Entropy generation analysis on convective radiative stagnation point flow of a Casson nanofluid in a non-Darcy porous medium with induced magnetic field and activation energy: the multiple quadratic regression model

The present article analyzes the entropy generation on the nonlinear thermally radiating magnetohydrodynamic Casson nanofluid flow closer to the stagnation point inside a non-Darcy porous medium with viscous dissipation, magnetic dissipation, mixed convection, and heat generation. The induced magnetic field's impact and the implications of the chemical reaction and the activation energy are also included in the study.
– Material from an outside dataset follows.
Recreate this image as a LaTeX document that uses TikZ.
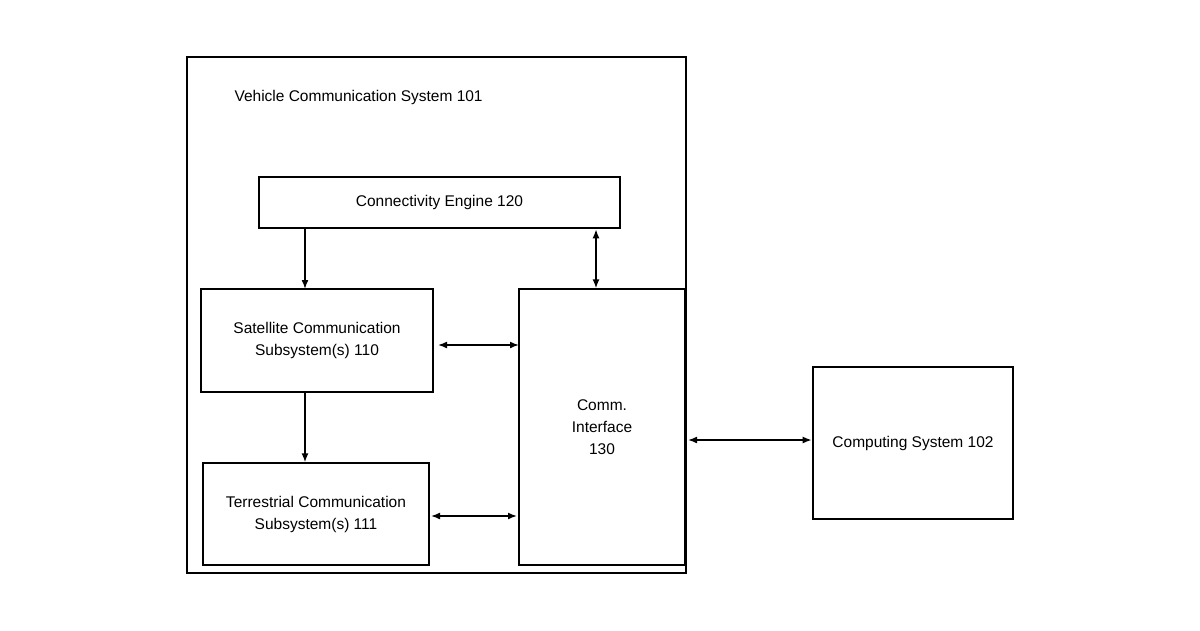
\documentclass[tikz,border=0pt]{standalone}
\usepackage{fontspec}
\setmainfont{Liberation Sans}
\usetikzlibrary{arrows.meta}
\tikzset{
  blk/.style={draw, line width=1.3pt, align=center, font=\fontsize{15.5}{19}\selectfont, inner sep=0pt},
  thk/.style={blk, line width=2.6pt},
  link/.style={line width=1.6pt, -{Latex[length=9pt,width=7pt]}},
  dlink/.style={line width=1.6pt, {Latex[length=9pt,width=7pt]}-{Latex[length=9pt,width=7pt]}}
}
\begin{document}
\begin{tikzpicture}[x=1pt, y=-1pt]
    \useasboundingbox (0,0) rectangle (1200,630);
    \node[blk, minimum width=499pt, minimum height=516pt] (vcs) at (436.5,315) {};
    \node[anchor=west, font=\fontsize{15.5}{19}\selectfont] (title) at (231,97) {Vehicle Communication System 101};
    \node[thk, minimum width=361pt, minimum height=51pt] (eng) at (439.5,202.5) {Connectivity Engine 120};
    \node[blk, minimum width=232pt, minimum height=103pt] (sat) at (317,340.5) {Satellite Communication\\[3pt]Subsystem(s) 110};
    \node[blk, minimum width=226pt, minimum height=102pt] (ter) at (316,514) {Terrestrial Communication\\[3pt]Subsystem(s) 111};
    \node[blk, minimum width=166pt, minimum height=276pt] (comm) at (602,427) {Comm.\\[3pt]Interface\\[3pt]130};
    \node[thk, minimum width=200pt, minimum height=152pt] (cs) at (913,443) {Computing System 102};

    \draw[link] (305,228) -- (305,289);
    \draw[link] (sat.south -| 305,0) -- (ter.north -| 305,0);
    \draw[dlink] (eng.south -| 596,0) -- (comm.north -| 596,0);
    \draw[dlink] (438,345) -- (519,345);
    \draw[dlink] (431,516) -- (517,516);
    \draw[dlink] (688,440) -- (cs.west |- 0,440);
\end{tikzpicture}
\end{document}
A mathematical model based on the substantive problem is developed, consisting of nonlinear partial differential equations and compatible boundary conditions. The mathematical model is converted to a set of nonlinear ordinary differential equations with appropriate boundary conditions using a suitable similarity transformation, which is then solved using the spectral quasi-linearization method. A complete examination is executed for achieving in-depth information of different varying flow parameters' consequences on the flow field and the significant physical quantities using several graphs and tables. Using the regression models on the reduced Nusselt number Nu(x)Re(x)(1/2) and the reduced Sherwood number Sh(x)Re(x)(1/2), the maximum relative errors are shown as 0.15%-0.30% and 0.016024%-0.016225%, respectively. The present results signify that the larger velocity ratio parameter boosts the velocity along the x-axis and the transverse velocity for M = 3, but the transverse velocity for M = 1, temperature, and induced magnetic field follow a reverse pattern.